AL: And our last question – can you please tell our listeners what is involved in the enormous job of Artistic Director of the AFCM. In what way does this festival differ from others you may be involved with? What makes this festival so special (apart from your wonderful direction!)?

PL: Being Artistic Director of the AFCM is a great joy. It is such a pleasure to be able to invite friends and colleagues from around the world to play in Townsville. The place is a paradise in winter – perfect temperatures and surrounded by the Barrier Reef and Magnetic Island. It is always something of a nightmare selecting the programme to a deadline. I choose every artist and every piece and mixing and matching players is quite an art. I don’t always get it right, but do put a lot of serious thought into the whole thing. I try to come up with new ideas each year, while trying not ‘to fix what ain’t broke’. Working within financial constraints adds a further layer to the artistic puzzle and trying to please discerning audiences, while tempting new punters to come along also presents its challenges. I am fortunate to have a superb General Manager in Sue Hackett and a wonderfully willing and able office staff. I usually – though not religiously – bring artists I have worked with in festivals elsewhere, so that I know I can trust them artistically, but also that they will work on a social level, both with each other and with the audience, something that is more important in a festival situation than in a concert series. There is something about the atmosphere that develops in Townsville that is addictive. Many artists I have brought from overseas want to return and we have an extraordinary return rate for the audience. About 60% of the audience comes from outside Queensland. The northern weather is undoubtedly a factor in this. But the variety and length of the programme, the variety and number of artists performing (42 this year) and the opportunity the audience has to mingle with the artists and to get to know them through the interviews I conduct in the morning Concert Conversations all contribute to make the festival something very special.

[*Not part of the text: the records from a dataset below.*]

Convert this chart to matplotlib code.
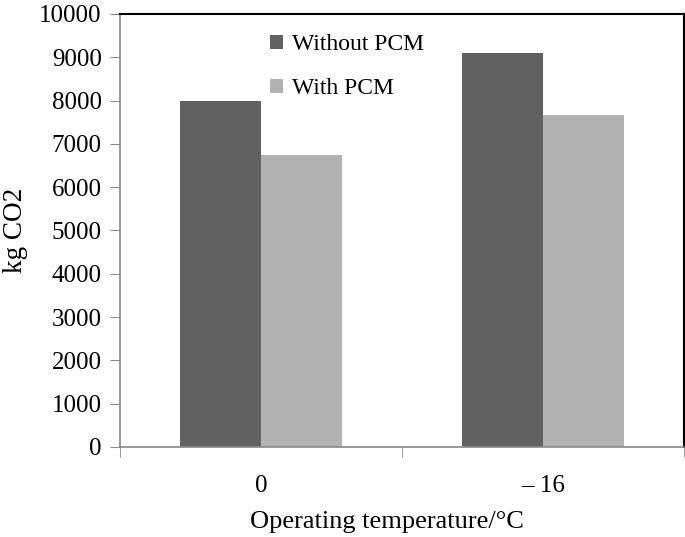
import numpy as np
import matplotlib
matplotlib.use('Agg')
import matplotlib.pyplot as plt

plt.rcParams['font.family'] = ['Liberation Serif', 'DejaVu Serif']

# Data
temperatures = ['0', '\u2013 16']
without_pcm = [8000, 9100]
with_pcm = [6750, 7670]

fig = plt.figure(figsize=(6.85, 5.37), dpi=100)
ax = fig.add_axes([0.175, 0.1676, 0.8235, 0.8064])

x = np.arange(len(temperatures))
bar_width = 0.287
ax.bar(x - bar_width / 2, without_pcm, width=bar_width, color='#616161', label='Without PCM')
ax.bar(x + bar_width / 2, with_pcm, width=bar_width, color='#b2b2b2', label='With PCM')

ax.set_xlim(-0.5, len(temperatures) - 0.5)
ax.set_ylim(0, 10000)
ax.set_yticks(range(0, 10001, 1000))

# category labels centred, tick marks at category boundaries
ax.set_xticks(x)
ax.set_xticklabels(temperatures, fontsize=18)
ax.set_xticks(np.arange(-0.5, len(temperatures), 1), minor=True)
ax.tick_params(axis='x', which='major', length=0, pad=20)
ax.tick_params(axis='x', which='minor', length=7, color='#888888', direction='out')
ax.tick_params(axis='y', length=7, color='#888888', direction='out', labelsize=18, pad=6)

for side in ['left', 'bottom']:
    ax.spines[side].set_color('#888888')
    ax.spines[side].set_linewidth(1.2)
for side in ['top', 'right']:
    ax.spines[side].set_color('black')
    ax.spines[side].set_linewidth(1.5)

ax.set_ylabel('kg CO2', fontsize=19.5, labelpad=8)
ax.set_xlabel('Operating temperature/\u00b0C', fontsize=19)
ax.xaxis.set_label_coords(0.473, -0.147)

ax.legend(loc='upper left', bbox_to_anchor=(0.266, 0.953), frameon=False, fontsize=17,
          borderpad=0, borderaxespad=0,
          handlelength=0.55, handleheight=0.55, handletextpad=0.4, labelspacing=0.96)

plt.savefig('out.png', dpi=100)
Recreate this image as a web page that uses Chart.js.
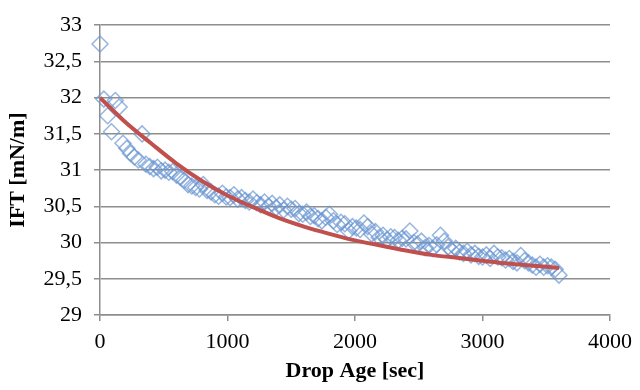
<!DOCTYPE html>
<html>
<head>
<meta charset="utf-8">
<title>IFT vs Drop Age</title>
<script src="https://cdn.jsdelivr.net/npm/chart.js@4.4.1/dist/chart.umd.min.js"></script>
<style>
    html, body { margin: 0; padding: 0; background: #ffffff; }
    #iftChart { display: block; }
</style>
</head>
<body>
<canvas id="iftChart" width="640" height="390"></canvas>
<script>
// measured drop age [sec] and interfacial tension [mN/m]
const ageSec = [
    0, 30, 60, 90, 120, 150, 180, 210, 240, 270, 300, 330, 360, 390, 420, 450, 480, 510, 540, 570,
    600, 630, 660, 690, 720, 750, 780, 810, 840, 870, 900, 930, 960, 990, 1020, 1050, 1080, 1110, 1140, 1170,
    1200, 1230, 1260, 1290, 1320, 1350, 1380, 1410, 1440, 1470, 1500, 1530, 1560, 1590, 1620, 1650, 1680, 1710, 1740, 1770,
    1800, 1830, 1860, 1890, 1920, 1950, 1980, 2010, 2040, 2070, 2100, 2130, 2160, 2190, 2220, 2250, 2280, 2310, 2340, 2370,
    2400, 2430, 2460, 2490, 2520, 2550, 2580, 2610, 2640, 2670, 2700, 2730, 2760, 2790, 2820, 2850, 2880, 2910, 2940, 2970,
    3000, 3030, 3060, 3090, 3120, 3150, 3180, 3210, 3240, 3270, 3300, 3330, 3360, 3390, 3420, 3450, 3480, 3510, 3540, 3570,
    3600
];
const iftMeasured = [
    32.74, 31.98, 31.75, 31.53, 31.96, 31.87, 31.37, 31.30, 31.23, 31.18, 31.14, 31.50, 31.08, 31.05, 31.02, 31.04, 30.99, 31.00, 30.97, 30.98,
    30.93, 30.90, 30.86, 30.80, 30.78, 30.76, 30.74, 30.80, 30.72, 30.70, 30.66, 30.64, 30.68, 30.63, 30.62, 30.66, 30.60, 30.62, 30.58, 30.56,
    30.60, 30.55, 30.52, 30.56, 30.50, 30.54, 30.48, 30.52, 30.45, 30.50, 30.46, 30.47, 30.40, 30.39, 30.42, 30.36, 30.37, 30.33, 30.30, 30.35,
    30.39, 30.30, 30.25, 30.28, 30.26, 30.16, 30.22, 30.20, 30.18, 30.27, 30.22, 30.12, 30.15, 30.07, 30.10, 30.04, 30.08, 30.07, 30.03, 30.06,
    30.05, 30.16, 30.00, 29.98, 30.02, 29.93, 29.96, 29.92, 29.97, 30.10, 30.02, 29.94, 29.89, 29.92, 29.87, 29.85, 29.88, 29.83, 29.85, 29.81,
    29.80, 29.83, 29.78, 29.85, 29.80, 29.79, 29.76, 29.78, 29.74, 29.72, 29.82, 29.75, 29.72, 29.69, 29.66, 29.70, 29.66, 29.68, 29.66, 29.63,
    29.55
];

// fitted trend curve
const fitAgeSec = [0, 200, 400, 600, 800, 1000, 1200, 1400, 1600, 1800, 2000, 2200, 2400, 2600, 2800, 3000, 3200, 3400, 3600];
const fitIft = [32.00, 31.66, 31.37, 31.09, 30.85, 30.65, 30.49, 30.34, 30.22, 30.12, 30.03, 29.96, 29.89, 29.83, 29.79, 29.75, 29.71, 29.68, 29.65];

const xTicks = [0, 1000, 2000, 3000, 4000];
const yTicks = [29, 29.5, 30, 30.5, 31, 31.5, 32, 32.5, 33];

const measuredPoints = ageSec.map((x, i) => ({ x: x, y: iftMeasured[i] }));
const fitPoints = fitAgeSec.map((x, i) => ({ x: x, y: fitIft[i] }));

const serif = "'Liberation Serif', 'Times New Roman', serif";
const gridGray = "#8e8e8e";

new Chart(document.getElementById("iftChart"), {
    type: "scatter",
    data: {
        datasets: [
            {
                type: "line",
                label: "Fit",
                data: fitPoints,
                borderColor: "#c0504d",
                borderWidth: 4,
                pointRadius: 0,
                cubicInterpolationMode: "monotone",
                fill: false
            },
            {
                label: "IFT",
                data: measuredPoints,
                pointStyle: "rectRot",
                pointRadius: 8,
                borderWidth: 1.5,
                borderColor: "rgba(105, 150, 210, 0.7)",
                backgroundColor: "rgba(0, 0, 0, 0)",
                showLine: false,
                clip: false
            }
        ]
    },
    options: {
        responsive: false,
        animation: false,
        devicePixelRatio: 1,
        layout: { padding: { top: 22, right: 28, bottom: 0, left: 0 } },
        plugins: {
            legend: { display: false },
            tooltip: { enabled: false }
        },
        scales: {
            x: {
                type: "linear",
                min: 0,
                max: 4000,
                afterBuildTicks: (axis) => { axis.ticks = xTicks.map(v => ({ value: v })); },
                afterFit: (axis) => { axis.height = 75; },
                grid: {
                    drawOnChartArea: false,
                    drawTicks: true,
                    tickLength: 6,
                    color: gridGray,
                    lineWidth: 1.5
                },
                border: { color: gridGray, width: 1.5 },
                ticks: {
                    padding: 8,
                    color: "#000",
                    font: { family: serif, size: 22 },
                    callback: (v) => String(v)
                },
                title: {
                    display: true,
                    text: "Drop Age [sec]",
                    color: "#000",
                    padding: { top: 0, bottom: 5 },
                    font: { family: serif, size: 22, weight: "bold" }
                }
            },
            y: {
                type: "linear",
                min: 29,
                max: 33,
                afterBuildTicks: (axis) => { axis.ticks = yTicks.map(v => ({ value: v })); },
                afterFit: (axis) => { axis.width = 100; },
                grid: {
                    drawTicks: true,
                    tickLength: 6,
                    color: gridGray,
                    lineWidth: 1.5
                },
                border: { color: gridGray, width: 1.5 },
                ticks: {
                    padding: 12,
                    color: "#000",
                    font: { family: serif, size: 22 },
                    callback: (v) => String(v).replace(".", ",")
                },
                title: {
                    display: true,
                    text: "IFT [mN/m]",
                    color: "#000",
                    padding: { top: 5, bottom: 0 },
                    font: { family: serif, size: 22, weight: "bold" }
                }
            }
        }
    }
});
</script>
</body>
</html>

 I simply must take this opportunity to thank Ara and Nyree and Theme and Variations for their unstinting support of the festival. I know we are just one of probably dozens of events the Vartoukians supply pianos for, in their dazzlingly generous and supportive way. I can’t thank them enough for including the AFCM in their list of sponsorships. We are incredibly lucky to have such genuine and warm-hearted people in our midst. They have contributed in an unparalleled way to the musical life – particularly the pianistic musical life – of Australia in recent years and deserve all the gratitude and praise we can all heap on them.